Credits: http://memecollection.tumblr.com/post/65876663351

Irony of humour with a pinch of sadness, this.

Kind of brings me to the random thoughts floating in the head as the car flew again on the highway today. I think I am particularly in love with the possibilities in the brain esp when on the move, mostly in the dim glow of the nightly travel. Today(night) was no different. As we drove past the others, my head swam to conversation with a cynical friend one afternoon. According to this friend, one doesn’t have to seek value everywhere and with every interaction. Same thing another cynically inclined friend had said to me. I cannot accept the concept. Nada.

As things go in the flurry of life, I had once tried to make peace with it thinking that I need to learn to accept that some interactions just won’t add value to any life which lead to another spin of thoughts. However, trying and testing the fantastically great number of friends / people I have had the fortune to meet in the past 24 years of existence brings me back even more strongly on my belief – every human interaction has the possibility of it being value creating.

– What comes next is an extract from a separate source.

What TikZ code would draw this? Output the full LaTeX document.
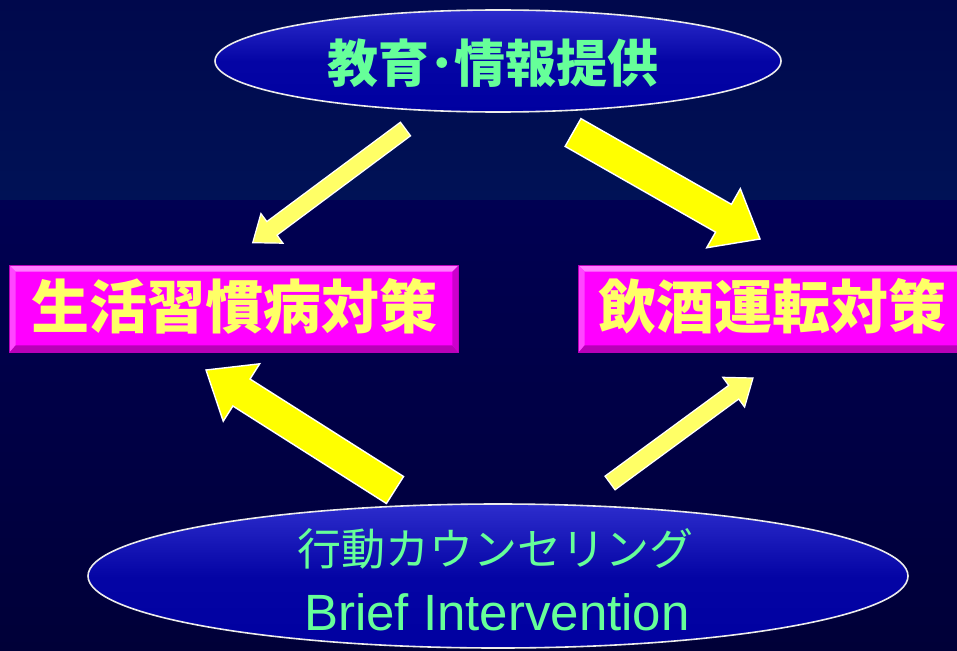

One must not understand this view point as foolishly idealistic / optimistic. I do not claim that all these people will be haloed angels showering you with love at all times. They can maybe but, won’t. Some might be outright negative, some might be quietly indifferent, some manipulative! However, point is, having them around has always brought out some good thing or the other in me. Of course, that also depended and continues to depend on whether I’m open to understanding, realising, accepting and learning or no.

I think everything changes with a smile. Even the annoying aunty in the local.